Suisse
Donald Trump

«Avec les Bilatérales III, la Suisse perd son indépendance»

Ursula von der Leyen, présidente de la Commission européenne.
Ursula von der Leyen, présidente de la Commission européenne.image: watson

«L'UDC joue à un jeu particulièrement pernicieux»

Après le coup des droits de douane américains à 39%, l'Europe, Bilatérales III obligent, est plus que jamais un point de fixation pour la Suisse. Un désastre pour les uns. Une chance pour les autres. watson a fait le tour des partis.
19.08.2025, 18:5020.08.2025, 10:42

La bombe des droits de douane américains, une diablerie de Bruxelles? Les propos tenus à watson par le conseiller national UDC fribourgeois Pierre-André Page vont en ce sens:

«C’est peut-être von der Leyen qui a dit à Trump de mettre 39% à la Suisse pour nous obliger à aller dans l’Union européenne»
Pierre-André Page, conseiller national UDC/FR

Un «tout sauf l’Europe» est en train de prendre la forme d’un sauve-qui-peut à l’UDC. Le désarroi est tel dans les rangs nationalistes suisses qu’il faut chercher une main coupable de la gifle donnée par l’«ami Trump» à la Suisse. Alors, pourquoi pas celle de la présidente de la Commission européenne.

«Ne pas se mettre à genoux»

Pierre-André Page tempère son propos avant de recharger aussitôt: «Je n’affirme pas que c’est l’Union européenne qui a décidé de taxer la Suisse à 39%, mais ce n’est pas parce que les Etats-Unis nous imposent de cette façon qu’il faut nous mettre à genou face à elle et accepter ses conditions.»

Les «conditions» en question, ce sont les 1800 pages de l’Accord global, appelé aussi Bilatérales III, conclu à la fin de l’année dernière par la Suisse et l’UE au terme de trois ans de négociations. En consultation auprès des partis politiques, cet accord, en passe d'acquérir le statut d'horizon indépassable, fera l’objet d’un message du Conseil fédéral au Parlement l’an prochain.

«Je devrais abattre toutes mes bêtes»

Pierre-André Page semble déjà savoir à quoi s’en tenir au sujet de ce paquet d'accords.
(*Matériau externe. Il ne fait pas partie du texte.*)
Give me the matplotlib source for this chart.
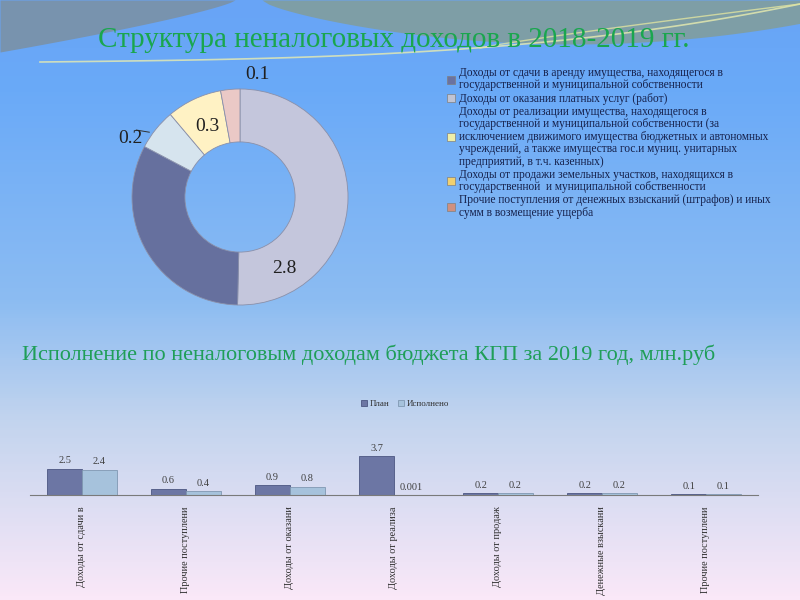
import numpy as np
import matplotlib.pyplot as plt
from matplotlib.patches import Patch
from matplotlib.colors import LinearSegmentedColormap

# --- data ---
pie_values = [2.8, 1.8, 0.34, 0.46, 0.16]
pie_labels = ["2.8", "", "0.2", "0.3", "0.1"]
pie_colors = ["#c4c6dc", "#66709e", "#d6e4ee", "#fff2c4", "#ebc9c6"]

legend_labels = [
    "Доходы от сдачи в аренду имущества, находящегося в\nгосударственной и муниципальной собственности",
    "Доходы от оказания платных услуг (работ)",
    "Доходы от реализации имущества, находящегося в\nгосударственной и муниципальной собственности (за\n"
    "исключением движимого имущества бюджетных и автономных\nучреждений, а также имущества гос.и муниц. унитарных\n"
    "предприятий, в т.ч. казенных)",
    "Доходы от продажи земельных участков, находящихся в\nгосударственной  и муниципальной собственности",
    "Прочие поступления от денежных взысканий (штрафов) и иных\nсумм в возмещение ущерба",
]
legend_colors = ["#6a72a0", "#c0c4d4", "#eeeea8", "#f0d070", "#d0907e"]

categories = ["Доходы от сдачи в", "Прочие поступлени", "Доходы от оказани", "Доходы от реализа",
              "Доходы от продаж", "Денежные взыскани", "Прочие поступлени"]
plan = [2.5, 0.6, 0.9, 3.7, 0.2, 0.2, 0.1]
done = [2.4, 0.4, 0.8, 0.001, 0.2, 0.2, 0.1]

serif = "Liberation Serif"

fig = plt.figure(figsize=(8, 6), dpi=100)

# background in pixel coordinates
bg = fig.add_axes([0, 0, 1, 1], zorder=-10)
bg.set_xlim(0, 800)
bg.set_ylim(600, 0)
bg.axis("off")
cmap = LinearSegmentedColormap.from_list("bg", [(0, "#68a4f6"), (0.15, "#6aaaf8"), (0.5, "#8cbcf2"),
                                                (0.7, "#c2d4ee"), (1, "#fae8f8")])
grad = np.linspace(0, 1, 300).reshape(-1, 1)
bg.imshow(grad, cmap=cmap, extent=[0, 800, 600, 0], aspect="auto")
xl = np.linspace(0, 235, 50)
bg.fill_between(xl, 0, 52 * (1 - xl / 235) ** 0.8, color="#7893ae", lw=0)
xr = np.linspace(262, 800, 80)
bg.fill_between(xr, 0, 44 * np.sin(np.pi * (xr - 262) / 620) ** 0.7, color="#7e9ea6", lw=0)
xc = np.linspace(40, 800, 100)
bg.plot(xc, 62 - 8 * ((xc - 40) / 760) - 50 * ((xc - 40) / 760) ** 3, color="#e8ecb0", lw=1.2, alpha=0.8)
xc2 = np.linspace(480, 800, 50)
bg.plot(xc2, 48 - 44 * ((xc2 - 480) / 320) ** 0.9, color="#e0e4a0", lw=1.0, alpha=0.8)

fig.text(394 / 800, 1 - 40 / 600, "Структура неналоговых доходов в 2018-2019 гг.", family=serif,
         fontsize=21, color="#1aa64e", ha="center", va="center")
fig.text(22 / 800, 1 - 355 / 600, "Исполнение по неналоговым доходам бюджета КГП за 2019 год, млн.руб",
         family=serif, fontsize=16, color="#1f9e58", ha="left", va="center")

# --- donut ---
cx, cy, r = 240, 197, 108
ax1 = fig.add_axes([(cx - r) / 800, (600 - cy - r) / 600, 2 * r / 800, 2 * r / 600])
wedges, _ = ax1.pie(pie_values, colors=pie_colors, startangle=90, counterclock=False, radius=1,
                    wedgeprops=dict(width=0.49, edgecolor="#8a90aa", linewidth=0.6))
ax1.set_xlim(-1, 1)
ax1.set_ylim(-1, 1)
ax1.set_aspect("auto")

# label positions (radius, clockwise angle from north)
lab_pos = [(0.78, 148), None, (1.15, 298), (0.72, 335), (1.15, 8)]
for lab, pos in zip(pie_labels, lab_pos):
    if pos is None:
        continue
    rr, ang = pos
    a = np.deg2rad(ang)
    ax1.text(rr * np.sin(a), rr * np.cos(a), lab, family=serif, fontsize=14, color="#202020",
             ha="center", va="center")
ax1.plot([-0.84, -0.96], [0.6, 0.62], color="#303030", lw=0.7)
ax1.plot([-0.05, -0.08], [1.02, 1.1], color="#303030", lw=0.7)

handles = [Patch(facecolor=c, edgecolor="#808080", linewidth=0.5) for c in legend_colors]
leg = fig.legend(handles, legend_labels, loc="upper left", bbox_to_anchor=(447 / 800, 1 - 67 / 600),
                 frameon=False, prop=dict(family=serif, size=8.3), labelcolor="#15204a",
                 handlelength=0.7, handleheight=0.7, handletextpad=0.3, labelspacing=0.1,
                 borderpad=0, borderaxespad=0)
for t in leg.get_texts():
    t.set_linespacing(1.05)

# --- bars ---
ax2 = fig.add_axes([30 / 800, 105 / 600, 728 / 800, 75 / 600])
x = np.arange(len(categories))
w = 0.335
b1 = ax2.bar(x - w / 2, plan, w, color="#6c76a4", edgecolor="#4c5682", linewidth=0.6, label="План")
b2 = ax2.bar(x + w / 2, done, w, color="#a6c2dc", edgecolor="#8098b2", linewidth=0.6, label="Исполнено")
for bars, vals in ((b1, plan), (b2, done)):
    for bar, v in zip(bars, vals):
        ax2.text(bar.get_x() + bar.get_width() / 2, v + 0.3, f"{v:g}", family=serif, fontsize=7.5,
                 color="#404040", ha="center", va="bottom")
ax2.set_xlim(-0.5, len(categories) - 0.5)
ax2.set_ylim(0, 7.1)
ax2.patch.set_visible(False)
for s in ("top", "left", "right"):
    ax2.spines[s].set_visible(False)
ax2.spines["bottom"].set_color("#7a7a7a")
ax2.set_yticks([])
ax2.set_xticks(x)
ax2.set_xticklabels(categories, rotation=90, family=serif, fontsize=7.4, color="#303030")
ax2.tick_params(axis="x", length=0, pad=8)
ax2.legend(loc="center", bbox_to_anchor=(405 / 800, 1 - 404 / 600), bbox_transform=fig.transFigure,
           ncol=2, frameon=False, prop=dict(family=serif, size=6.5), labelcolor="#303030",
           handlelength=0.6, handleheight=0.6, handletextpad=0.3, columnspacing=1.0)

fig.savefig("out.png", dpi=100)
Agriculteur de profession, l’élu fribourgeois craint de devoir appliquer les règlements européens dans toute leur étendue en cas d’acceptation définitive des Bilatérales III. Il affirme, prenant appui sur un cas concret:

«En ce moment, une épidémie de dermatose touche des élevages bovins. La réglementation européenne oblige les éleveurs à abattre le troupeau en entier pour une seule bête atteinte. Alors qu’aujourd’hui, en Suisse, si l’un de mes bovins est touché, je ne suis pas obligé d’abattre tout le troupeau, mais seulement l’animal malade.»

Depuis le coup de bambou des droits de douane américains, comme s’ils sentaient la situation leur échapper, les opposants à toute forme d’intégration supplémentaire avec l'UE rivalisent d’arguments pour descendre l’Europe politique en flammes. Les réseaux sociaux sont pleins de propos horrifiés ou haineux à l’idée que la Suisse «se soumette au colon bruxellois».
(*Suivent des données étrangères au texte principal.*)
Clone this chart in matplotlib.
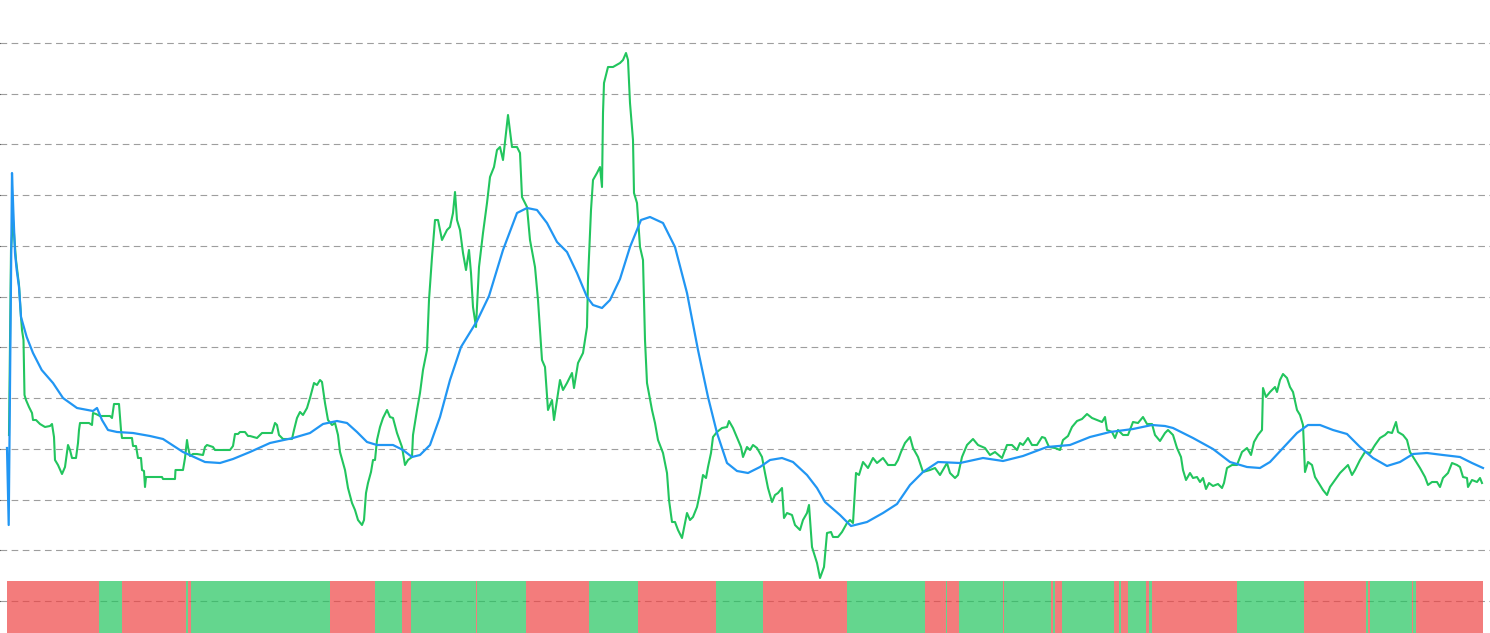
#!/usr/bin/env python3
"""
Price line with moving average and a trend band underneath.
"""

import numpy as np
import matplotlib
matplotlib.use("Agg")
import matplotlib.pyplot as plt

# --- price (green line): day index, price level ---
price_t = [9, 11, 13, 16, 19, 21, 22, 23.5, 24.5, 26, 29, 32, 33, 36, 40, 45, 50, 52, 54, 55,
           58, 62, 65, 68, 70, 72, 76, 78, 79, 80, 89, 92, 93, 96, 100, 110, 112, 114, 119, 121,
           122, 132, 133, 136, 138, 141, 142, 144, 145, 146, 162, 163, 175, 175.5, 183, 185, 187, 188, 190, 193,
           197, 203, 205, 207, 213, 215, 230, 233, 235, 238, 240, 245, 248, 250, 257, 262, 272, 275, 277, 279,
           283, 292, 294, 297, 300, 303, 307, 310, 314, 317, 320, 322, 325, 328, 332, 335, 338, 340, 345, 348,
           352, 355, 358, 362, 364, 366, 368, 371, 373, 375, 377, 380, 383, 387, 390, 393, 397, 402, 405, 408,
           412, 413, 417, 420, 423, 427, 429, 432, 435, 438, 442, 447, 450, 453, 455, 457, 460, 463, 466, 469,
           471, 473, 476, 479, 483, 487, 490, 494, 497, 500, 503, 506, 508, 512, 517, 520, 522, 527, 530, 535,
           538, 542, 545, 548, 552, 554, 557, 560, 563, 567, 572, 574, 578, 583, 587, 588, 591, 593, 597, 600,
           602, 603, 604, 608, 613, 620, 623, 626, 628, 630, 633, 634, 637, 640, 643, 645, 647, 652, 655, 658,
           663, 667, 669, 672, 675, 678, 682, 685, 687, 690, 693, 697, 700, 703, 706, 708, 711, 713, 717, 722,
           727, 729, 733, 738, 741, 743, 747, 750, 753, 757, 762, 765, 768, 772, 775, 778, 782, 784, 787, 792,
           795, 800, 803, 807, 809, 812, 817, 820, 824, 827, 831, 833, 838, 842, 847, 850, 853, 856, 859, 863,
           868, 873, 877, 883, 888, 895, 898, 901, 905, 910, 913, 918, 923, 930, 935, 940, 947, 950, 955, 958,
           962, 967, 973, 978, 985, 990, 995, 1002, 1007, 1012, 1017, 1020, 1023, 1028, 1032, 1037, 1042, 1045, 1049, 1055,
           1060, 1063, 1068, 1072, 1077, 1082, 1087, 1092, 1097, 1102, 1105, 1107, 1112, 1115, 1118, 1123, 1128, 1133, 1138, 1143,
           1147, 1152, 1155, 1160, 1165, 1168, 1173, 1177, 1181, 1183, 1186, 1190, 1193, 1197, 1200, 1203, 1206, 1209, 1213, 1218,
           1222, 1224, 1227, 1232, 1237, 1242, 1247, 1251, 1254, 1258, 1262, 1263, 1266, 1270, 1275, 1277, 1280, 1283, 1287, 1290,
           1293, 1297, 1300, 1303, 1305, 1308, 1312, 1315, 1320, 1323, 1327, 1330, 1335, 1340, 1343, 1348, 1352, 1355, 1360, 1365,
           1370, 1375, 1380, 1385, 1388, 1392, 1396, 1398, 1403, 1407, 1410, 1415, 1420, 1425, 1428, 1432, 1437, 1440, 1443, 1448,
           1452, 1457, 1460, 1463, 1467, 1468, 1472, 1477, 1480, 1482]
price = [166, 351, 381, 341, 316, 284, 271, 261, 206, 201, 194, 188, 181, 181, 177, 174, 175, 177, 164, 141,
         136, 127, 134, 156, 151, 143, 143, 158, 171, 178, 178, 176, 188, 187, 185, 185, 183, 197, 197, 171,
         163, 163, 155, 155, 143, 143, 131, 130, 114, 124, 124, 122, 122, 131, 131, 143, 161, 154, 145, 147,
         147, 146, 154, 156, 154, 151, 151, 155, 167, 167, 169, 169, 165, 165, 163, 168, 168, 178, 176, 166,
         162, 162, 171, 183, 189, 186, 193, 203, 218, 216, 221, 219, 198, 181, 176, 178, 166, 149, 131, 113,
         98, 91, 81, 76, 81, 108, 118, 129, 141, 141, 161, 174, 183, 191, 184, 183, 168, 154, 136, 141,
         144, 166, 191, 208, 231, 251, 301, 344, 381, 381, 361, 371, 374, 388, 409, 381, 371, 348, 331, 351,
         328, 294, 274, 334, 368, 398, 424, 434, 451, 454, 441, 468, 486, 454, 454, 448, 404, 394, 361, 334,
         301, 241, 234, 191, 201, 181, 201, 221, 211, 218, 228, 213, 238, 248, 274, 321, 391, 421, 428, 434,
         414, 488, 518, 534, 534, 538, 541, 548, 541, 498, 461, 408, 398, 354, 341, 261, 218, 191, 178, 161,
         148, 128, 101, 79, 79, 71, 63, 78, 88, 81, 84, 94, 108, 126, 123, 134, 148, 164, 169, 173,
         174, 180, 173, 161, 154, 144, 154, 151, 156, 153, 144, 128, 113, 99, 106, 108, 113, 83, 88, 86,
         76, 71, 81, 88, 96, 54, 38, 23, 34, 68, 69, 64, 64, 69, 78, 81, 78, 128, 126, 139,
         133, 143, 138, 143, 136, 136, 141, 149, 158, 164, 153, 144, 129, 131, 133, 126, 138, 128, 123, 126,
         144, 156, 162, 156, 153, 146, 149, 143, 156, 156, 151, 158, 156, 163, 156, 156, 164, 163, 154, 153,
         151, 161, 165, 174, 180, 182, 187, 183, 181, 179, 184, 171, 169, 163, 171, 166, 166, 179, 178, 184,
         177, 177, 166, 160, 168, 171, 166, 153, 144, 131, 121, 128, 123, 124, 119, 123, 112, 118, 115, 117,
         113, 118, 133, 136, 136, 149, 153, 146, 159, 166, 171, 213, 204, 209, 214, 209, 221, 227, 223, 214,
         209, 191, 186, 176, 129, 139, 136, 124, 116, 111, 106, 114, 121, 128, 131, 136, 126, 131, 141, 149,
         148, 156, 163, 166, 169, 168, 179, 169, 166, 161, 149, 141, 133, 124, 116, 119, 119, 114, 123, 128,
         138, 136, 134, 124, 123, 114, 121, 119, 123, 118]

# --- moving average (blue line) ---
ma_t = [7, 8.7, 12, 13.3, 15, 16.7, 19, 21, 26.7, 33, 41.7, 53, 63, 77, 93, 97, 102, 108, 117, 133,
        150, 163, 183, 205, 220, 233, 250, 270, 293, 310, 323, 337, 347, 357, 367, 377, 393, 403, 412, 420,
        430, 440, 450, 461, 477, 489, 503, 517, 527, 537, 547, 557, 567, 577, 587, 593, 602, 610, 620, 630,
        641, 650, 663, 675, 687, 698, 708, 717, 727, 737, 748, 760, 770, 782, 793, 807, 817, 825, 840, 851,
        867, 883, 897, 910, 923, 938, 960, 983, 1003, 1023, 1047, 1070, 1090, 1110, 1133, 1152, 1165, 1173, 1193, 1213,
        1230, 1247, 1260, 1270, 1283, 1297, 1308, 1320, 1333, 1347, 1360, 1373, 1387, 1400, 1413, 1427, 1443, 1460, 1472, 1483]
ma = [153, 76, 428, 391, 348, 331, 314, 284, 264, 248, 231, 218, 203, 193, 190, 193, 181, 171, 169, 168,
      165, 162, 149, 139, 138, 142, 149, 158, 163, 168, 177, 180, 178, 169, 159, 156, 156, 151, 144, 146,
      156, 184, 221, 254, 280, 305, 351, 388, 393, 391, 378, 359, 349, 328, 304, 296, 293, 301, 322, 354,
      381, 384, 378, 354, 308, 251, 204, 168, 138, 130, 128, 134, 141, 143, 139, 126, 113, 99, 86, 75,
      79, 88, 97, 116, 129, 139, 138, 143, 140, 145, 154, 156, 164, 169, 172, 176, 175, 173, 163, 152,
      139, 134, 133, 139, 153, 168, 176, 176, 171, 167, 154, 143, 135, 139, 147, 148, 146, 144, 138, 133]

# --- trend band: segment boundaries (days) and trend of each segment ---
band_edges = [7, 99, 122, 186, 188, 191, 330, 375, 402, 411, 476, 477, 526, 589, 638, 716, 763, 847,
              925, 946, 947, 959, 1003, 1004, 1051, 1053, 1055, 1062, 1114, 1119, 1121, 1128, 1146,
              1149, 1152, 1237, 1304, 1366, 1368, 1370, 1412, 1413, 1416, 1483]
band_trend = ['down', 'up'] * 21 + ['down']

LINE_GREEN = '#22c55e'
LINE_BLUE = '#2196f3'
BAND_COLORS = {'up': '#22c55e', 'down': '#ef4444'}

fig = plt.figure(figsize=(14.9, 6.33), dpi=100)
ax = fig.add_axes([0, 0, 1, 1])

ax.set_xlim(0, 1490)
ax.set_ylim(-32, 601)

# horizontal dashed grid
ax.set_yticks(np.linspace(0, 558, 12))
ax.grid(axis='y', color='#9e9e9e', linewidth=0.8, linestyle=(0, (6, 4)))
ax.set_axisbelow(True)

ax.plot(price_t, price, color=LINE_GREEN, linewidth=1.5, zorder=3)
ax.plot(ma_t, ma, color=LINE_BLUE, linewidth=1.6, zorder=4)

for side in ax.spines.values():
    side.set_visible(False)
ax.tick_params(left=False, bottom=False, labelleft=False, labelbottom=False)

# trend band on its own scale at the bottom
ax2 = ax.twinx()
ax2.set_ylim(0, 633 / 52)
starts = np.array(band_edges[:-1])
widths = np.diff(band_edges)
colors = [BAND_COLORS[t] for t in band_trend]
ax2.bar(starts, np.ones(len(starts)), width=widths, align='edge',
        color=colors, alpha=0.7, linewidth=0)
ax2.set_xlim(0, 1490)
for side in ax2.spines.values():
    side.set_visible(False)
ax2.tick_params(right=False, labelright=False)

fig.savefig('out.png', dpi=100)
plt.close(fig)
Pour le conseiller national Vincent Maitre (Centre/GE):

«L’UDC joue en ce moment à un jeu particulièrement pernicieux en tentant de faire passer les Bilatérales III pour une adhésion à l’EU, ce qu’elles ne sont pas»
Vincent Maitre, cons. nat. (Centre/GE)

«L’Accord global n’a d’autre but que de permettre à des échanges commerciaux de perdurer, en les inscrivant dans une sécurité juridique et en conférant de la prévisibilité à nos relations avec l’UE, nos entreprises en ont besoin», assure le centriste genevois.

«Un cadeau fait à la Suisse et à aucun autre pays»

Vincent Maitre se félicite de la création d’un tribunal arbitral à la faveur des Bilatérales III, «un cadeau fait à la Suisse et à aucun autre pays». «Ce tribunal, composé également de juges suisses, permettra d’arbitrer les éventuels litiges entre la Suisse et l’UE en cas de désaccord», souligne le conseiller national, qui tient à «démonter la légende des juges étrangers».

Le Neuchâtelois Damien Cottier, président du groupe PLR aux Chambres fédérales, abonde dans le sens du Genevois.

«Contrairement à ce que prétend l’UDC, la Suisse aura beaucoup plus de sécurité qu’elle n’en a aujourd’hui sans l’Accord global»
Damien Cottier, cons. nat. (PLR/NE)

C’est-à-dire? «A l’heure actuelle, en cas de différends, poursuit le Neuchâtelois, l’UE peut prendre des contre-mesures à sa guise, par exemple nous sortir de programmes communautaires comme elle l’a fait avec le programme de recherche Horizon suite à la rupture par la Suisse des négociations sur l’accord-cadre en 2021.»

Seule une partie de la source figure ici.